The Labour Party has an identity crisis. It accepted Thatcherism and whilst Corbybism rejects it the Party lacks a project with wide appeal. While McDonnell on economics is starting to make useful progress, the image of the party remains tarnished by the deficit issue, and the strong belief among the New Labour Right in the politics of appeasement. As Mark Seddon wrote in 2011 (Standing for Something Biteback Books) “Such has been the Labour Party’s surrender to free market fundamentalism over the past fifteen years, (its) current formulaic opposition seems… desperately unsure… Ed Miliband finds himself surrounded by unapologetic Blairites who appear to have learned nothing from Labour’s defeat”. (p240) Learning lessons is not on the agenda even after May 2015.
Mark describes in the book a TV broadcast of Miliband in Afghanistan, “wee Dougie Alexander on his left…. and.. Shadow Defence Spokesperson Jim Murphy to his right… the three of them looked desperately uncomfortable…” (p238). The problems were more than just presentation. Alexander was a triple loser in 2015, (UK campaign strategist, losing Scotland to the SNP and his own seat), while Murphy, made Scottish Labour leader after the referendum, helped seal Labour’s loss to the SNP. Yet Alexander remains kosher for the New Statesman, while the rest of the Blair tendency waits for the good times to return and plot against Corbyn. But history is not on their side.

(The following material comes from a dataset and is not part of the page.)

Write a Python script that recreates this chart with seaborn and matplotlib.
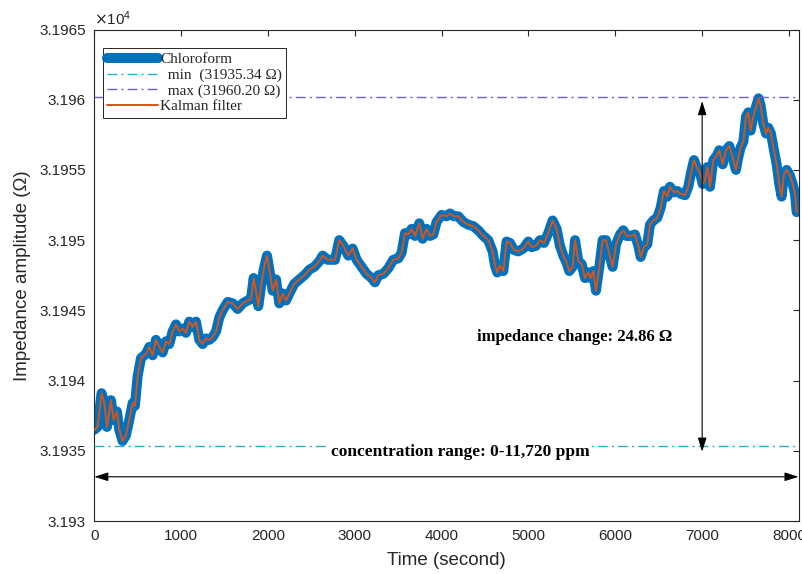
import matplotlib
matplotlib.use("Agg")
import matplotlib.pyplot as plt
import matplotlib.ticker as mticker
import seaborn as sns
import pandas as pd

# ---------------- data ----------------
time_s = [0, 38, 84, 115, 146, 192, 223, 261, 288, 326, 365, 403, 442, 468, 499, 538, 595, 634, 672, 710,
          749, 787, 826, 864, 902, 941, 979, 1018, 1056, 1094, 1133, 1171, 1210, 1248, 1286, 1325, 1363, 1402,
          1440, 1478, 1536, 1594, 1651, 1709, 1766, 1805, 1835, 1862, 1889, 1920, 1951, 1989, 2016, 2054, 2093,
          2131, 2170, 2208, 2246, 2304, 2362, 2419, 2477, 2534, 2592, 2630, 2688,
          2772, 2821, 2868, 2925, 2975, 3021, 3079, 3136, 3194, 3232, 3270, 3328, 3386, 3443, 3501, 3539, 3578,
          3616, 3654, 3693, 3743, 3781, 3827, 3865, 3904, 3942, 4000, 4057, 4096, 4142, 4192, 4249, 4307, 4364,
          4422, 4480, 4537, 4587, 4614, 4641, 4671, 4710, 4748, 4787, 4833, 4882, 4940, 4998, 5036, 5086, 5132,
          5178, 5228, 5278, 5324, 5362, 5401, 5439, 5470,
          5509, 5536, 5574, 5612, 5651, 5689, 5716, 5747, 5777, 5816, 5854, 5893, 5931, 5969, 6008, 6054, 6092,
          6130, 6177, 6226, 6265, 6292, 6330, 6368, 6399, 6438, 6484, 6522, 6560, 6599, 6629, 6676, 6714, 6752,
          6802, 6840, 6879, 6906, 6936, 6975, 7006, 7032, 7059, 7090, 7128, 7167, 7197, 7236, 7274, 7313, 7351,
          7389, 7416, 7443, 7474, 7505, 7531, 7558, 7589, 7620, 7650, 7673, 7704, 7735, 7762, 7792, 7827, 7858,
          7888, 7915, 7942, 7973, 8011, 8042, 8069, 8088]

impedance = [31936.5, 31936.7, 31939.1, 31938.4, 31936.7, 31938.6, 31937.2, 31937.8, 31936.5, 31935.7,
             31936.1, 31937.2, 31938.4, 31938.2, 31940.3, 31941.6, 31941.9, 31942.4, 31941.8, 31942.9,
             31942.4, 31942.0, 31942.8, 31942.6, 31943.5, 31944.0, 31943.5, 31943.7, 31943.4, 31944.2,
             31943.8, 31944.2, 31942.9, 31942.6, 31943.0, 31942.9, 31943.1, 31943.5, 31944.5, 31945.0,
             31945.6, 31945.5, 31945.1, 31945.5, 31945.7, 31945.8, 31947.3, 31946.4, 31945.3, 31946.7,
             31947.9, 31948.9, 31947.9, 31946.4, 31947.2, 31945.5, 31946.2, 31945.7, 31946.2, 31946.9,
             31947.2, 31947.5, 31947.9, 31948.1, 31948.5, 31948.9, 31948.6,
             31948.6, 31950.0, 31949.6, 31948.9, 31949.4, 31948.6, 31948.1, 31947.6, 31947.3, 31947.0,
             31947.5, 31947.6, 31948.0, 31948.6, 31948.7, 31949.1, 31950.5, 31950.4, 31950.8, 31950.3,
             31951.2, 31950.1, 31950.8, 31950.3, 31950.4, 31951.3, 31951.8, 31951.7, 31951.9, 31951.7,
             31951.7, 31951.3, 31951.1, 31951.0, 31950.7, 31950.3, 31950.0, 31949.2, 31948.2, 31947.7,
             31948.2, 31947.8, 31949.9, 31949.8, 31949.3, 31949.2, 31949.4, 31949.9, 31949.5, 31949.6,
             31950.0, 31949.8, 31950.5, 31951.4, 31950.8, 31949.6, 31948.9, 31948.4, 31947.8,
             31948.1, 31950.0, 31948.5, 31948.3, 31947.3, 31947.7, 31947.3, 31947.8, 31946.4, 31948.1,
             31950.0, 31950.0, 31949.0, 31948.1, 31949.7, 31950.4, 31950.7, 31950.3, 31950.3, 31950.4,
             31949.6, 31948.8, 31949.5, 31949.7, 31951.1, 31951.4, 31951.6, 31952.3, 31953.5, 31953.1,
             31953.8, 31953.4, 31953.5, 31953.3, 31953.2, 31953.8, 31955.0, 31955.7, 31955.2, 31954.8,
             31954.0, 31954.2, 31955.2, 31953.8, 31955.7, 31956.0, 31956.4, 31955.4, 31956.4, 31956.7,
             31955.9, 31955.0, 31955.9, 31956.6, 31957.0, 31958.8, 31959.1, 31957.8, 31958.8, 31959.5,
             31960.1, 31959.6, 31958.3, 31957.6, 31958.0, 31957.6, 31956.4, 31955.4, 31954.0, 31953.1,
             31954.7, 31955.0, 31954.6, 31954.0, 31953.3, 31952.0]

min_value = 31935.34
max_value = 31960.20
change_value = 24.86
arrow_time = 7000
range_arrow_level = 31933.15
series_names = ["Chloroform", "Kalman filter"]
x_ticks = [0, 1000, 2000, 3000, 4000, 5000, 6000, 7000, 8000]
y_ticks = [31930, 31935, 31940, 31945, 31950, 31955, 31960, 31965]

df = pd.DataFrame({"time": time_s, "impedance": impedance})

# ---------------- style ----------------
sns.set_theme(style="white")
plt.rcParams["font.family"] = ["Liberation Sans", "DejaVu Sans"]
plt.rcParams["axes.edgecolor"] = "#262626"
plt.rcParams["axes.linewidth"] = 0.8

BLUE = "#0072BD"
ORANGE = "#D95319"
CYAN = "#1FB5C5"
PURPLE = "#6F5FD0"
TXT = "#262626"
SERIF = ["Liberation Serif", "DejaVu Serif"]

fig = plt.figure(figsize=(8.03, 5.74), dpi=100)
ax = fig.add_axes([0.1174, 0.0923, 0.8776, 0.8563])

sns.lineplot(data=df, x="time", y="impedance", ax=ax, color=BLUE, linewidth=7.2,
             estimator=None, sort=False, label=series_names[0], zorder=2)
ax.axhline(min_value, color=CYAN, linewidth=1.0, linestyle=(0, (7, 3, 1.5, 3)),
           label="  min  (31935.34 \u03a9)", zorder=3)
ax.axhline(max_value, color=PURPLE, linewidth=1.0, linestyle=(0, (7, 3, 1.5, 3)),
           label="  max (31960.20 \u03a9)", zorder=3)
sns.lineplot(data=df, x="time", y="impedance", ax=ax, color=ORANGE, linewidth=1.4,
             estimator=None, sort=False, label=series_names[1], zorder=4)

ax.set_xlim(0, 8115)
ax.set_ylim(31930, 31965)
ax.set_xticks(x_ticks)
ax.set_yticks(y_ticks)
ax.yaxis.set_major_formatter(mticker.FuncFormatter(lambda v, p: f"{v / 1e4:.5g}"))
ax.tick_params(axis="both", which="both", direction="in", length=4, width=0.8,
               top=True, right=True, labelsize=11, labelcolor=TXT, color=TXT, pad=6)
for s in ax.spines.values():
    s.set_visible(True)
    s.set_color(TXT)
    s.set_linewidth(0.8)

ax.set_xlabel("Time (second)", fontsize=13.5, color=TXT, labelpad=6)
ax.set_ylabel("Impedance amplitude (\u03a9)", fontsize=13.5, color=TXT, labelpad=6)
ax.text(0.0, 1.004, r"$\times\mathregular{10^{4}}$", transform=ax.transAxes, ha="left", va="bottom",
        fontsize=11, color=TXT)

# arrows
ax.annotate("", xy=(arrow_time, max_value - 0.3), xytext=(arrow_time, min_value - 0.4),
            arrowprops=dict(arrowstyle="<|-|>,head_length=0.7,head_width=0.22", color="black",
                            lw=0.8, shrinkA=0, shrinkB=0), zorder=5)
ax.annotate("", xy=(8110, range_arrow_level), xytext=(0, range_arrow_level),
            arrowprops=dict(arrowstyle="<|-|>,head_length=0.7,head_width=0.22", color="black",
                            lw=0.8, shrinkA=0, shrinkB=0), zorder=5)

ax.text(5536, 31943.1, f"impedance change: {change_value:.2f} \u03a9", ha="center", va="center",
        fontsize=12, fontweight="bold", family=SERIF, color="black", zorder=6)
ax.text(4211, 31934.95, "concentration range: 0-11,720 ppm", ha="center", va="center",
        fontsize=12.5, fontweight="bold", family=SERIF, color="black", zorder=6,
        bbox=dict(facecolor="white", edgecolor="none", pad=0.5))

leg = ax.legend(loc="upper left", bbox_to_anchor=(0.012, 0.962), borderaxespad=0,
                prop={"family": SERIF, "size": 11}, handlelength=3.3, handletextpad=0.15,
                labelspacing=0.12, borderpad=0.3, fancybox=False, framealpha=1,
                edgecolor=TXT)
leg.get_frame().set_linewidth(0.7)
leg.set_zorder(10)

fig.savefig("out.png", dpi=100)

Labour has to abandon triangulation, while not pretending it can revive a mythic golden age of oppositionalism. In the Guardian last year, Neal Lawson wrote – under the headline “Without the soft left, Labour is doomed to splinter” – of the failure of the soft left after 1992, commenting that “the hard men of the left and right would always outmanoeuvre them… Ed Miliband looked like… a version of the soft left, but he was always more Brownite than he would admit”. (Guardian 24th July 2015). Neal’s analysis was prescient and needs to be developed. The Blairites remain virulent, while the Corbynite Hard Left though not Leninist does not have a broad appeal. Neither at the level of grand strategy nor tactical practicality are there any signs of addressing the issues.
In 2015, three parties with identities gained impetus – Tories, SNP, UKIP. And three with weak identities lost impetus – Labour, Greens, Lib Dems. The need for a clear identity, albeit with tactical flexibility and jettisoning the failed politics of triangulation, is now imperative.